[Work to complete] Quote, verbatim, all material below, without pictures.

[Provided data]
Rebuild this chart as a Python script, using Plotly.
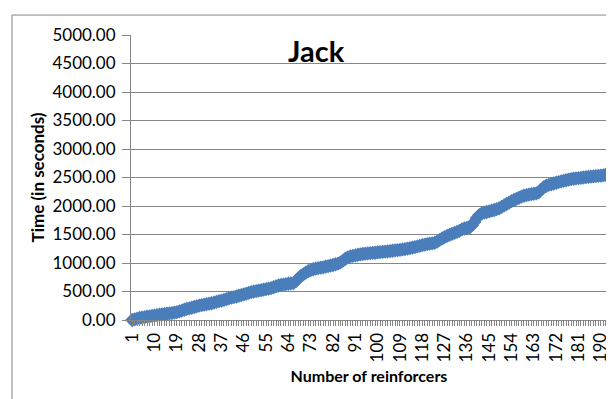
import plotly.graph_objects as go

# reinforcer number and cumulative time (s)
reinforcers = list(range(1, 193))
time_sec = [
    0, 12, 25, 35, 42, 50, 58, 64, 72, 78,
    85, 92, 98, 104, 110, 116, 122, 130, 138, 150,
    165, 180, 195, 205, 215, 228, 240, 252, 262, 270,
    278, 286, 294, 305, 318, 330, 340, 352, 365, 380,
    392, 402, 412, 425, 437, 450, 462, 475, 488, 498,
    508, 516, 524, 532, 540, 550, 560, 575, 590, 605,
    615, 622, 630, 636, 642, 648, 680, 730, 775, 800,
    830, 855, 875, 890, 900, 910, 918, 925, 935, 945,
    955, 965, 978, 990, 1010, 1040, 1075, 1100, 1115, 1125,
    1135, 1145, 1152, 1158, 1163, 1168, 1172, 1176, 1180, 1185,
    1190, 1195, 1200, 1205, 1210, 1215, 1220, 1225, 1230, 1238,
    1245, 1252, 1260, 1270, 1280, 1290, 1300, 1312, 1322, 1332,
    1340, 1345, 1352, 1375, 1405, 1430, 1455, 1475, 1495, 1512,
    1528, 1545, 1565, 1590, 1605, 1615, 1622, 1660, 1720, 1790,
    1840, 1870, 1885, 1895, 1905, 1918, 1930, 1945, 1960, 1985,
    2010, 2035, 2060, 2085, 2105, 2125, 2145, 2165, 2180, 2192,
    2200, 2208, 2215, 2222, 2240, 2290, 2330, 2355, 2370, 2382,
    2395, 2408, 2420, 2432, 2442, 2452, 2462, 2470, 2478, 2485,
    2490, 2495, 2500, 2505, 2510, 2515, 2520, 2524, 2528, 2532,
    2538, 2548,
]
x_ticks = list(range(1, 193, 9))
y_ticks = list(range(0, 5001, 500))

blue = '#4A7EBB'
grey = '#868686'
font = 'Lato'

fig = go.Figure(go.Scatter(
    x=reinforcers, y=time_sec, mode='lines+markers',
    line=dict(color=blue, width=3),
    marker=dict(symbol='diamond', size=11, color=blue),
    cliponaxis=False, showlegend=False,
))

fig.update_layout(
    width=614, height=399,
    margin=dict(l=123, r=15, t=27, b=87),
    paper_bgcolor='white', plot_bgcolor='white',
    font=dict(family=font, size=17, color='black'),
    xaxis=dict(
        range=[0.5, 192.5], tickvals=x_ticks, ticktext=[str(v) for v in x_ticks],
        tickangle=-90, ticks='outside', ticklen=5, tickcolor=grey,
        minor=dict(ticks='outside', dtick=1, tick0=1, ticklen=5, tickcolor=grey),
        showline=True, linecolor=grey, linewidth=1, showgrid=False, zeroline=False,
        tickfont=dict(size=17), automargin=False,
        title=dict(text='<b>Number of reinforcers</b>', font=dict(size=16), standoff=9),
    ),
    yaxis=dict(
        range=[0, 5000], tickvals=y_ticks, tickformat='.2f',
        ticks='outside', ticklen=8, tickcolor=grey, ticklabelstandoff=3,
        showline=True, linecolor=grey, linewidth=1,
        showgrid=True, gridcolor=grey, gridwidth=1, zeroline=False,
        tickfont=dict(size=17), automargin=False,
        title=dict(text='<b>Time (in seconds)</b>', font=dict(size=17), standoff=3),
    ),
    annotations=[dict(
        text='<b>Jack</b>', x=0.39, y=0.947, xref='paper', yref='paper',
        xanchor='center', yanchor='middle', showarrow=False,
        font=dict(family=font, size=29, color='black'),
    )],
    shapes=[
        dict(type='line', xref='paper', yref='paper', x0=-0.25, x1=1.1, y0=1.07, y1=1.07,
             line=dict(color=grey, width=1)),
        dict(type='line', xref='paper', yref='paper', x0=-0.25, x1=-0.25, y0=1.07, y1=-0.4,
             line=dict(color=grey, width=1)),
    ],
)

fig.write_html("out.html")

[Full answer]
Rebuild this chart as a Python script, using Plotly.
import plotly.graph_objects as go

# reinforcer number and cumulative time (s)
reinforcers = list(range(1, 193))
time_sec = [
    0, 12, 25, 35, 42, 50, 58, 64, 72, 78,
    85, 92, 98, 104, 110, 116, 122, 130, 138, 150,
    165, 180, 195, 205, 215, 228, 240, 252, 262, 270,
    278, 286, 294, 305, 318, 330, 340, 352, 365, 380,
    392, 402, 412, 425, 437, 450, 462, 475, 488, 498,
    508, 516, 524, 532, 540, 550, 560, 575, 590, 605,
    615, 622, 630, 636, 642, 648, 680, 730, 775, 800,
    830, 855, 875, 890, 900, 910, 918, 925, 935, 945,
    955, 965, 978, 990, 1010, 1040, 1075, 1100, 1115, 1125,
    1135, 1145, 1152, 1158, 1163, 1168, 1172, 1176, 1180, 1185,
    1190, 1195, 1200, 1205, 1210, 1215, 1220, 1225, 1230, 1238,
    1245, 1252, 1260, 1270, 1280, 1290, 1300, 1312, 1322, 1332,
    1340, 1345, 1352, 1375, 1405, 1430, 1455, 1475, 1495, 1512,
    1528, 1545, 1565, 1590, 1605, 1615, 1622, 1660, 1720, 1790,
    1840, 1870, 1885, 1895, 1905, 1918, 1930, 1945, 1960, 1985,
    2010, 2035, 2060, 2085, 2105, 2125, 2145, 2165, 2180, 2192,
    2200, 2208, 2215, 2222, 2240, 2290, 2330, 2355, 2370, 2382,
    2395, 2408, 2420, 2432, 2442, 2452, 2462, 2470, 2478, 2485,
    2490, 2495, 2500, 2505, 2510, 2515, 2520, 2524, 2528, 2532,
    2538, 2548,
]
x_ticks = list(range(1, 193, 9))
y_ticks = list(range(0, 5001, 500))

blue = '#4A7EBB'
grey = '#868686'
font = 'Lato'

fig = go.Figure(go.Scatter(
    x=reinforcers, y=time_sec, mode='lines+markers',
    line=dict(color=blue, width=3),
    marker=dict(symbol='diamond', size=11, color=blue),
    cliponaxis=False, showlegend=False,
))

fig.update_layout(
    width=614, height=399,
    margin=dict(l=123, r=15, t=27, b=87),
    paper_bgcolor='white', plot_bgcolor='white',
    font=dict(family=font, size=17, color='black'),
    xaxis=dict(
        range=[0.5, 192.5], tickvals=x_ticks, ticktext=[str(v) for v in x_ticks],
        tickangle=-90, ticks='outside', ticklen=5, tickcolor=grey,
        minor=dict(ticks='outside', dtick=1, tick0=1, ticklen=5, tickcolor=grey),
        showline=True, linecolor=grey, linewidth=1, showgrid=False, zeroline=False,
        tickfont=dict(size=17), automargin=False,
        title=dict(text='<b>Number of reinforcers</b>', font=dict(size=16), standoff=9),
    ),
    yaxis=dict(
        range=[0, 5000], tickvals=y_ticks, tickformat='.2f',
        ticks='outside', ticklen=8, tickcolor=grey, ticklabelstandoff=3,
        showline=True, linecolor=grey, linewidth=1,
        showgrid=True, gridcolor=grey, gridwidth=1, zeroline=False,
        tickfont=dict(size=17), automargin=False,
        title=dict(text='<b>Time (in seconds)</b>', font=dict(size=17), standoff=3),
    ),
    annotations=[dict(
        text='<b>Jack</b>', x=0.39, y=0.947, xref='paper', yref='paper',
        xanchor='center', yanchor='middle', showarrow=False,
        font=dict(family=font, size=29, color='black'),
    )],
    shapes=[
        dict(type='line', xref='paper', yref='paper', x0=-0.25, x1=1.1, y0=1.07, y1=1.07,
             line=dict(color=grey, width=1)),
        dict(type='line', xref='paper', yref='paper', x0=-0.25, x1=-0.25, y0=1.07, y1=-0.4,
             line=dict(color=grey, width=1)),
    ],
)

fig.write_html("out.html")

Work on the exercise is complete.